Russia has claimed to have fully captured Mariupol in what would be its biggest victory yet in its war with Ukraine, marking an end to a weeks-long attack that left the strategic port city in ruins.
Russian defence minister Sergei Shoigu reported to President Vladimir Putin on Friday the “complete liberation” of the Azovstal steel plant in Mariupol, and the city as a whole, spokesman Igor Konashenkov said.
“The territory of the Azovstal metallurgical plant … has been completely liberated”, the defence ministry said in a statement. It said a total of 2,439 Ukrainian fighters who had been holed up at the steelworks had surrendered since Monday, including more than 500 on Friday.
A defence ministry video purporting to show the surrender showed a line of unarmed men approaching Russian soldiers outside the plant and giving their names. The Russians then carefully searched each man and their possessions and also appeared to be asking them to show their tattoos.
Hours earlier, Ukrainian President Volodymyr Zelenskyy said the last defenders at the steelworks had been told by Ukraine’s military that they could get out and save their lives. The Ukrainians did not immediately confirm the Russian figures on Azovstal.
Ukraine’s General Staff of Armed Forces did not comment on Russia’s claims in its morning update on Saturday.

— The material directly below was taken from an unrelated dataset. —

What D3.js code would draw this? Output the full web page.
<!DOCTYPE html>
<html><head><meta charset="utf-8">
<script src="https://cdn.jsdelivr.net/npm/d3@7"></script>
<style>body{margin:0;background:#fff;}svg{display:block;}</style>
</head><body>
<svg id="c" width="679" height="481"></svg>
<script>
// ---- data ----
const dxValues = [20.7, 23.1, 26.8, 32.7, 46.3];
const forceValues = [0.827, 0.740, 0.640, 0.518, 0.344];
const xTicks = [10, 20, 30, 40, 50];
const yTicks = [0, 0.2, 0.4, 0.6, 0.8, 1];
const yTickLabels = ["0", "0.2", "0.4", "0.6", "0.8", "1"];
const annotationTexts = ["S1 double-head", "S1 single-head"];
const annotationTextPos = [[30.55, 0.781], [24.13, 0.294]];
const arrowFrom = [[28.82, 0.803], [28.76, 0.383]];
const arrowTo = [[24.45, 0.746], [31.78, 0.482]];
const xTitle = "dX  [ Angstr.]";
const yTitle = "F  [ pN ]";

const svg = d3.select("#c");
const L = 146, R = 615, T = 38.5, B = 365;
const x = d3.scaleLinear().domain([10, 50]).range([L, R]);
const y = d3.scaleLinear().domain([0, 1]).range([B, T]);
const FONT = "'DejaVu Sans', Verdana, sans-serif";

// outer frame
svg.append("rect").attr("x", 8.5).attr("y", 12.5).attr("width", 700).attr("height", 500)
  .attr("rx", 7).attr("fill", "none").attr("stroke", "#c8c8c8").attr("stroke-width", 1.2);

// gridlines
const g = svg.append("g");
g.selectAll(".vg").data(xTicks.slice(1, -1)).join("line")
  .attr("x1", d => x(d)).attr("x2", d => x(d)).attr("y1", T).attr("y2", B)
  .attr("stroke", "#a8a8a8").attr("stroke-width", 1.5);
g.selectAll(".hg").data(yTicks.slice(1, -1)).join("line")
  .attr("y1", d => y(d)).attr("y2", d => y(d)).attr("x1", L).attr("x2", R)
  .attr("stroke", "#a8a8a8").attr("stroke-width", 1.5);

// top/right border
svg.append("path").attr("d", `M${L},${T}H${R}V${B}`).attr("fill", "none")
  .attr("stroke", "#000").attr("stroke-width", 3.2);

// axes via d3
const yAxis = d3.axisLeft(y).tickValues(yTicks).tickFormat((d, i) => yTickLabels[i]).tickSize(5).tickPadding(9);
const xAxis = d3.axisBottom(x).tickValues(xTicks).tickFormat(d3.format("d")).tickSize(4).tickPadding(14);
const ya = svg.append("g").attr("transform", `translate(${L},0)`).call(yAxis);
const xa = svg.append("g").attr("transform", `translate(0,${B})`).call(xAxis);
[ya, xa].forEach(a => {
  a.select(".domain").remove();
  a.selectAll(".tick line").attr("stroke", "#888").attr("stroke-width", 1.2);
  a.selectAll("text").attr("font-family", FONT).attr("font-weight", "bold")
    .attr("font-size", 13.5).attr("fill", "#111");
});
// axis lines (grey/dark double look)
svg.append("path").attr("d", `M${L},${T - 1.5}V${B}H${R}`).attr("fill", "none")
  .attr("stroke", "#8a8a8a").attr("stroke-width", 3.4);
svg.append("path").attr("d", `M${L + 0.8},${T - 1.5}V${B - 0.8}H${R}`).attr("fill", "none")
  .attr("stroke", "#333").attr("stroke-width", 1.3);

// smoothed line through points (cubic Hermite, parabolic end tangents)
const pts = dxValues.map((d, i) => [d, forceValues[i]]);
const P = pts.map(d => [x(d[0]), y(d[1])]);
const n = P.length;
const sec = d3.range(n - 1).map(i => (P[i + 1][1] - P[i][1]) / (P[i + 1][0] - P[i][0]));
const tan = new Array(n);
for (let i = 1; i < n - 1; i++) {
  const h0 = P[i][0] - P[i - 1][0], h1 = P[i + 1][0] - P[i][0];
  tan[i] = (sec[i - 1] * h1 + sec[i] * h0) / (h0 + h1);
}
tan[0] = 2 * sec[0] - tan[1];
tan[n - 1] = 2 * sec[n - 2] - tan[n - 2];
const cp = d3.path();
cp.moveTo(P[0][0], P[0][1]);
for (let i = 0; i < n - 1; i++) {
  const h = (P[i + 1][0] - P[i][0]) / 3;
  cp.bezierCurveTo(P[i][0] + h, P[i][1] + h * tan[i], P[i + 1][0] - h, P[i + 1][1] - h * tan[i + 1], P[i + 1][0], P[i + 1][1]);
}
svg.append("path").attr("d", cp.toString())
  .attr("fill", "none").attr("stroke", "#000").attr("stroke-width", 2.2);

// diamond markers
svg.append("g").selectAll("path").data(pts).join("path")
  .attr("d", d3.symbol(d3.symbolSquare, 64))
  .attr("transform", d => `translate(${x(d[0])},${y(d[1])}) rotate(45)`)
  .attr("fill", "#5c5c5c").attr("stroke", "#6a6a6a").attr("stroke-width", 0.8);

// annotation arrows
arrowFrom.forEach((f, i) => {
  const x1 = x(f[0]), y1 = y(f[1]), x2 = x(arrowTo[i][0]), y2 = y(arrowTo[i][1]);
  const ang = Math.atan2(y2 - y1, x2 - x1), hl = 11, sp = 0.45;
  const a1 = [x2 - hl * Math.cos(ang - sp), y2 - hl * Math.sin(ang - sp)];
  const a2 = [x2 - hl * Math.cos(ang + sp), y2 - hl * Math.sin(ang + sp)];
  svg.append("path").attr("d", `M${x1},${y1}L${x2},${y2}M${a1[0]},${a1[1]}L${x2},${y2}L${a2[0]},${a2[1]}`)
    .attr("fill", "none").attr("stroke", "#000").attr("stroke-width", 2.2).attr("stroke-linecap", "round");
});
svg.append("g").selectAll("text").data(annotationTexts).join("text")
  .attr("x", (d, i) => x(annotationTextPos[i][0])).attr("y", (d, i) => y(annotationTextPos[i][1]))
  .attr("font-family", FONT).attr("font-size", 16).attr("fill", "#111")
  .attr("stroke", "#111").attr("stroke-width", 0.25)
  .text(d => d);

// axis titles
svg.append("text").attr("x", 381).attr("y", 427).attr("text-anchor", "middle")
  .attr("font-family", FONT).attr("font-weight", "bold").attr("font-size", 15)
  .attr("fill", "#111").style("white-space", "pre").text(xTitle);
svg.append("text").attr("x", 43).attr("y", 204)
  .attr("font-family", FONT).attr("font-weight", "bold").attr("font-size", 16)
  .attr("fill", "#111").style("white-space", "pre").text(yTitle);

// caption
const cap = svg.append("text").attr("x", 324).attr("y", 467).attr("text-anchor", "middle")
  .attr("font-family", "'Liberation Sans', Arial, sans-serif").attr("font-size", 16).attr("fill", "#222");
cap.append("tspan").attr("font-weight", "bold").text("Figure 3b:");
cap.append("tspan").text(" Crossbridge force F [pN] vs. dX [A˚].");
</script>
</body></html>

The abandonment of the bunkers and tunnels of the bombed-out plant by the Azov Regiment means an end to the most destructive siege of a war that began when Russia invaded Ukraine nearly three months ago.
Much of Mariupol has been reduced to a smoking ruin, with more than 20,000 civilians feared dead.
The defence of the steel mill had been led by Ukraine’s Azov regiment, whose far-right origins have been seized on by the Kremlin as part of an effort to cast its invasion as a battle against Nazi influence in Ukraine. Russia said the Azov commander was taken away from the plant in an armoured vehicle.
Russian authorities have threatened to investigate some of the steel mill’s defenders for war crimes and put them on trial, branding them “Nazis” and criminals. That has stirred international fears about their fate.
Badly needed victory for Putin
The steelworks, which sprawled across 11 square kilometres ( four square miles), had been the site of fierce fighting for weeks. The dwindling group of outgunned fighters had held out, drawing Russian air raids, artillery and tank fire, before their government ordered them to abandon the plant’s defence and save themselves.
The complete takeover of Mariupol gives Putin a badly needed victory in the war he began on February 24 – a conflict that was supposed to have been a lightning conquest for the Kremlin but instead has seen its failure to take the capital of Kyiv, a pullback of forces to refocus on eastern Ukraine, and the sinking of the flagship of Russia’s Black Sea fleet.
Military analysts said Mariupol’s capture at this point is of mostly symbolic importance, since the city was already effectively under Moscow’s control and most of the Russian forces that were tied down by the fighting there had already left.
The Kremlin had sought control of Mariupol to complete a land corridor between Russia and the Crimean Peninsula, which it seized from Ukraine in 2014, and free up troops to join the larger battle for the Donbas. The city’s loss also deprives Ukraine of a vital seaport.
Mariupol endured some of the worst suffering of the war and became a worldwide symbol of defiance. An estimated 100,000 people remained out of a pre-war population of 450,000, many trapped without food, water, heat or electricity. Relentless bombardment left rows upon rows of shattered or hollowed-out buildings.